Pika

joined 1 year ago
[–] Pika 1 points 1 year ago

so.. it's not a public post then? lol

[–] Pika 33 points 1 year ago (10 children)

despite 3 different links, not one of them worked on connect, sadness lol

[–] Pika 14 points 1 year ago (2 children)

they are moving be cause they are worried about the instance being forced to shutdown due to Mali government since the ml tld is being misused at the moment by description atm lol

[–] Pika 9 points 1 year ago

or sometime they do hash the password but they are just ignorant of how it works so they keep the limit regardless

[–] Pika 1 points 1 year ago (3 children)

some sites like Walmart are removing the password requirement completly in favor of OTP, mcdonalds does the same, you type your email/phone number it sends you a link and you click the link to gain access. I wouldn't recommend that for a bank site but, a low risk site? why not.

[–] Pika 2 points 1 year ago* (last edited 1 year ago)

honestly as one of those people, lemmy is a damn good alternative to reddit. It has most of the features and a lot of content, sure its missing its nitche content but it works for what I used reddit for

[–] Pika 3 points 1 year ago

I'm having that feeling on Lemmy at the moment with Reddit topics, like holy cow I know it's a dumpster fire, let's find a new event horizon shall we lol

[–] Pika 6 points 1 year ago

Someone who hasn't used Facebook for over 6 years, I'm still trying to convince my grandfather that I don't actually know anything about the platform and that he probably knows more about Facebook than I do. cause honestly I don't recognize it anymore

[–] Pika 2 points 1 year ago

you gotta be careful with the afterlife though, only heros make it past judgement iirc most get turned away for aimless wander or whatever it was

[–] Pika 3 points 1 year ago* (last edited 1 year ago)

Agree with the many others here, you have a secured income source and a secured place of residence at the very least a temporary source of residence. You want to be where you can still be earning money and the worst case scenario is if it ends up changing later on down the road you can probably go back to your hometown again cuz I expect that it the offer will stay on the table, that being said it sounds like you also have your friends in that area so in my mind that's a no-brainer and I likely wouldn't have wasted money moving. But I'm also not super family-oriented so I can definitely understand wanting to live near family

Ultimately I am the same way, I want to be able to stay in my hometown but I know realistically that I'm not going to be able to progress my career here, it's too much of a tech dead zone, make sure to go where you're able to get money, money can't always flow everywhere

[–] Pika 1 points 1 year ago

Yeah I fully agree typescript does help in terms of knowing what type of types you should be supplying to functions, and for the most part I do use it for non-library purpose/anything that doesn't rely on a third party, I just feel like typescript isn't worth it when you have data that's returned at run time that's controlled by a third party service. You end up coding more in class definition files then you would just using normal tests

[–] Pika 1 points 1 year ago* (last edited 1 year ago)

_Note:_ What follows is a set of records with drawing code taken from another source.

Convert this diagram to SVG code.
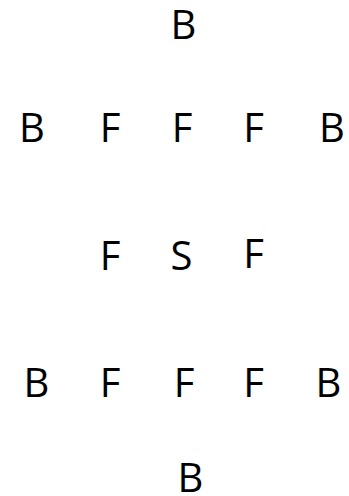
<svg xmlns="http://www.w3.org/2000/svg" width="349" height="496" viewBox="0 0 349 496">
<style>
text{font-family:"Open Sans","Liberation Sans",sans-serif;font-size:40px;fill:#000;text-anchor:middle}
</style>
<rect width="349" height="496" fill="#fff"/>
<g id="connectors"/>
<g id="n1"><text x="183.5" y="39">B</text></g>
<g id="n2"><text x="32" y="142">B</text></g>
<g id="n3"><text x="110" y="142">F</text></g>
<g id="n4"><text x="182" y="142">F</text></g>
<g id="n5"><text x="253.5" y="142">F</text></g>
<g id="n6"><text x="332" y="142">B</text></g>
<g id="n7"><text x="110" y="270">F</text></g>
<g id="n8"><text x="181.5" y="270">S</text></g>
<g id="n9"><text x="253.5" y="268">F</text></g>
<g id="n10"><text x="36.5" y="397">B</text></g>
<g id="n11"><text x="110" y="397">F</text></g>
<g id="n12"><text x="184" y="397">F</text></g>
<g id="n13"><text x="253.5" y="397">F</text></g>
<g id="n14"><text x="328.5" y="397">B</text></g>
<g id="n15"><text x="190.5" y="492">B</text></g>
</svg>
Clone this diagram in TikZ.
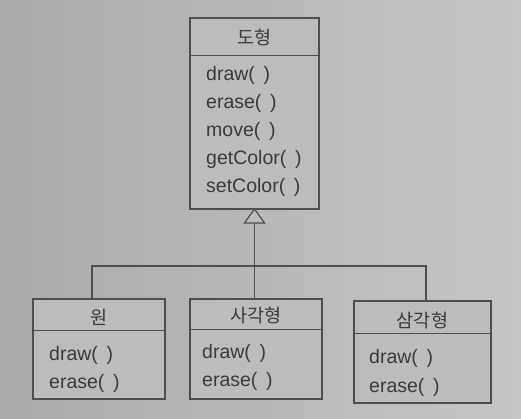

So the biggest issue is the project relies extremely heavily on a third party API service, and since the data is received over said service, typescript is unable to infer what the objects the API is sending is because it sends during runtime, to get around this I have to define everything that I expect that the library is going to have to handle that would be Recieved, since any object that the API is going to return is just going to have a type of any if it's not defined, this on top of the fact that the API has stated that the data being sent should not be relied on for being accurate and types may change randomly(usually it does not but it has happend, it sucks but out of my control) means that I generally also have to have a function level test the data when it's received to make sure that the value is being supplied are the correct type and are formatted in a way that the library can still understand it. Which means that it's able to catch any inconsistency of typing before it would be processed anyway, and would either warn or throw depending on how important the function is to actual operation.

The reason why I would call it standard is because it seems like basically anywhere you look if you are using node, you're using typescript they go hand in hand it seems as of the last two or three years, but honestly I've never really understood the benefit of, I've always thought it was a fairly standard to have at the beginning of a function the documentation of what each perimeter should be unless it is easily verified by looking at it.

As for my setup, it's not very advanced it's just Sublime Text with linter hooked to it, which does tell me on save if there's a typescript error or if I formatted something wrong, but again even if one did happen to slip through that it would fail during the testing phase due to the fact that it would throw at the function level.

My opinion of my experience with typescript has been that it's great if everything is operated in house, but the second you start having to deal with stuff that comes from an external source any advantage of the check just seems not worth the extra effort to make sure typescript works right.